The Foam treatment was deployed in the Mirador formation of the Cusiana field, a low porosity quartzarenite with a recovery factor over 50%.The reservoir fluid is a volatile oil developed under an extensive gas reinjection process. The foam treatment was engineered to improve both the gas injection conformance at the wellbore and also the gas sweep efficiency deep into the reservoir.
An extensive FEL including chemical product screening, foam stability at reservoir conditions, coreflood experiments, reservoir modelling, and a careful selection of well candidates was executed for this pilot. The treatment was done in a gas injector well in the northern part of the field, where high RF has already been obtained with high levels of gas recycling.
The operation was performed using the SAG method. The foaming surfactant was pumped selectively in front of the dominant injection layer and then the well was put back on injection. The results showed a clear and sustained change in GI conformance reducing the injectivity of the treated layer by 60%. Increase in oil rate along with decreases in GOR was also observed in the nearby oil producers two months after the treatment.

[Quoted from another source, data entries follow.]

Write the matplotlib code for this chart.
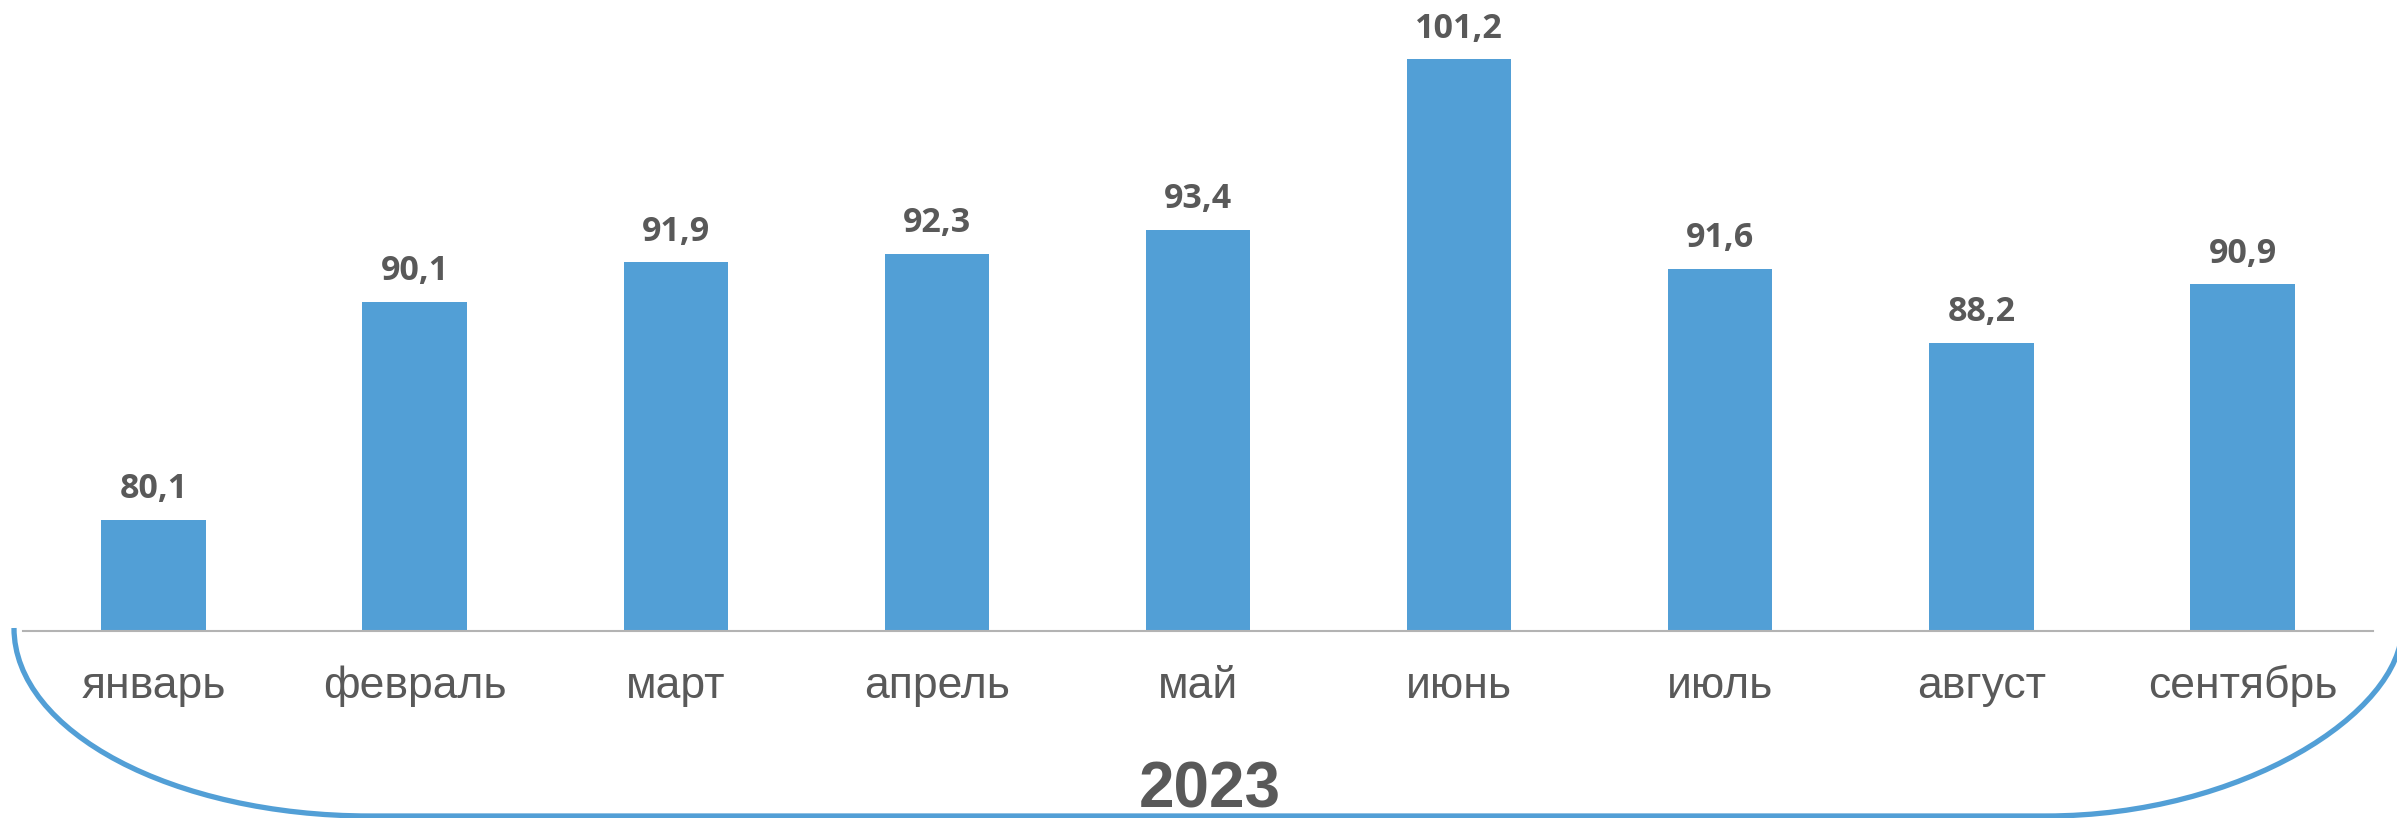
import matplotlib
matplotlib.use('Agg')
import numpy as np
import matplotlib.pyplot as plt
from matplotlib.path import Path
from matplotlib.patches import PathPatch
from matplotlib.transforms import IdentityTransform

# data
months = ['январь', 'февраль', 'март', 'апрель', 'май', 'июнь', 'июль', 'август', 'сентябрь']
values = [80.1, 90.1, 91.9, 92.3, 93.4, 101.2, 91.6, 88.2, 90.9]
year = '2023'

W, H = 2397, 818
DPI = 100
bar_color = '#529FD6'
text_color = '#595959'

fig = plt.figure(figsize=(W / DPI, H / DPI), dpi=DPI)

# axes placed in pixels: baseline at y=631, from x=23 to x=2373
base_px = 631
ax = fig.add_axes([23 / W, (H - base_px) / H, 2350 / W, base_px / H])
px_per_unit = 21.82
ymin = 75
ax.set_ylim(ymin, ymin + base_px / px_per_unit)
ax.set_xlim(-0.5, len(months) - 0.5)

x = np.arange(len(months))
ax.bar(x, values, width=0.4, color=bar_color, zorder=2)

for xi, v in zip(x, values):
    ax.annotate(f'{v:.1f}'.replace('.', ','), (xi, v), xytext=(0, 15.5),
                textcoords='offset points', ha='center', va='baseline',
                fontsize=24.5, fontweight='bold', family='Open Sans', color=text_color)

# month labels under the axis
lab_base = (H - 698 - (H - base_px)) / base_px
for xi, m in zip(x, months):
    ax.text(xi, lab_base, m, transform=ax.get_xaxis_transform(), ha='center', va='baseline',
            fontsize=32, family='Liberation Sans', color=text_color)

for s in ['top', 'left', 'right']:
    ax.spines[s].set_visible(False)
ax.spines['bottom'].set_color('#B3B3B3')
ax.spines['bottom'].set_linewidth(1.5)
ax.set_xticks([])
ax.set_yticks([])

# year under the months
fig.text(1210 / W, (H - 808) / H, year, ha='center', va='baseline', fontsize=46,
         fontweight='bold', family='Liberation Sans', color=text_color)

# rounded bracket below the chart (pixel coords, y from bottom)
k = 0.5523
x0, x1, xe = 14, 370, 2402
y_top, y_bot = H - 628, H - 816
rx, ry = x1 - x0, y_top - y_bot
xr = xe - rx
verts = [(x0, y_top), (x0, y_top - k * ry), (x1 - k * rx, y_bot), (x1, y_bot),
         (xr, y_bot),
         (xr + k * rx, y_bot), (xe, y_bot + k * ry), (xe, y_top)]
codes = [Path.MOVETO, Path.CURVE4, Path.CURVE4, Path.CURVE4,
         Path.LINETO,
         Path.CURVE4, Path.CURVE4, Path.CURVE4]
brace = PathPatch(Path(verts, codes), fill=False, edgecolor=bar_color, lw=3.8,
                  transform=IdentityTransform(), clip_on=False)
fig.add_artist(brace)

fig.savefig('out.png', dpi=DPI)
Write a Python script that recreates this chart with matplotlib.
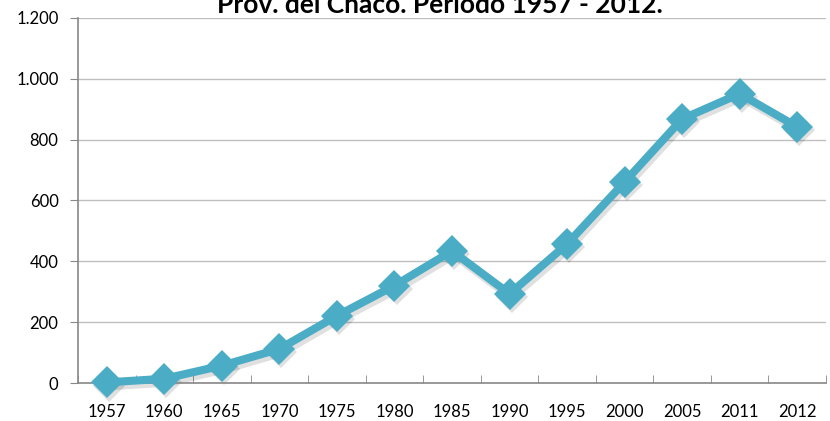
import matplotlib
matplotlib.use("Agg")
import matplotlib.pyplot as plt
import matplotlib.transforms as mtransforms
from matplotlib.ticker import FuncFormatter, MultipleLocator, FixedLocator

years = ["1957", "1960", "1965", "1970", "1975", "1980", "1985", "1990",
         "1995", "2000", "2005", "2011", "2012"]
values = [2, 14, 57, 112, 221, 320, 434, 293, 457, 661, 868, 951, 842]
title = "Prov. del Chaco. Período 1957 - 2012."

plt.rcParams['font.family'] = ['Lato', 'DejaVu Sans']

fig = plt.figure(figsize=(8.3, 4.21), dpi=100)
ax = fig.add_axes([78/830, 1-383/421, (826-78)/830, (383-18)/421])

x = list(range(len(years)))
shadow_tr = mtransforms.offset_copy(ax.transData, fig=fig, x=1.5, y=-2.5, units='points')
ax.plot(x, values, color="black", alpha=0.12, lw=6.5, marker="D", ms=16,
        markeredgewidth=0, transform=shadow_tr, zorder=2, clip_on=False)
ax.plot(x, values, color="#4BACC6", lw=5.8, marker="D", ms=16.5,
        markeredgewidth=0, zorder=3, clip_on=False)

ax.set_xlim(-0.5, len(years)-0.5)
ax.set_ylim(0, 1200)
ax.yaxis.set_major_locator(MultipleLocator(200))
ax.yaxis.set_major_formatter(FuncFormatter(lambda v, p: f"{int(v):,}".replace(",", ".")))
ax.set_xticks(x)
ax.set_xticklabels(years)
ax.xaxis.set_minor_locator(FixedLocator([i - 0.5 for i in range(len(years)+1)]))
ax.tick_params(axis='x', which='major', length=0, pad=15, labelsize=12)
ax.tick_params(axis='x', which='minor', length=6, color="#888888", direction='in')
ax.tick_params(axis='y', length=6, color="#888888", direction='out', pad=8, labelsize=12)

ax.grid(axis='y', color="#BFBFBF", lw=1)
ax.set_axisbelow(True)
for s in ['top', 'right']:
    ax.spines[s].set_visible(False)
for s in ['left', 'bottom']:
    ax.spines[s].set_color("#888888")
    ax.spines[s].set_linewidth(1.2)

fig.text(0.53, 1-13/421, title, ha='center', va='baseline', fontsize=19, fontweight='bold')

fig.savefig("out.png", dpi=100)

Results herein presented confirm the viability of foams as an EOR method for the Cusiana field and at least two other fields located in the same basin and exploited under similar conditions.
The Cusiana field currently operated by Equion Energía Ltd is located in the foothills of the Eastern Mountain chain in Colombia - South America, and started production in 1994. It comprises three stacked reservoirs (Mirador, Barco and Guadalupe) and two compositional fluid systems both being volatile oils with a rich gas cap near critical conditions with pressures and temperatures over 5000 Psia and 250 F respectively (Lee et al, 1996). Initial fluids in place added up to about 1.5 bn STB of oil and over 3 tcf of gas with Mirador formation bearing about 60% of total fluids. Development strategies have included natural depletion, gas recycling, water injection and gas injection redistribution. Gas recycling and re-distribution have provided the best recoveries so far.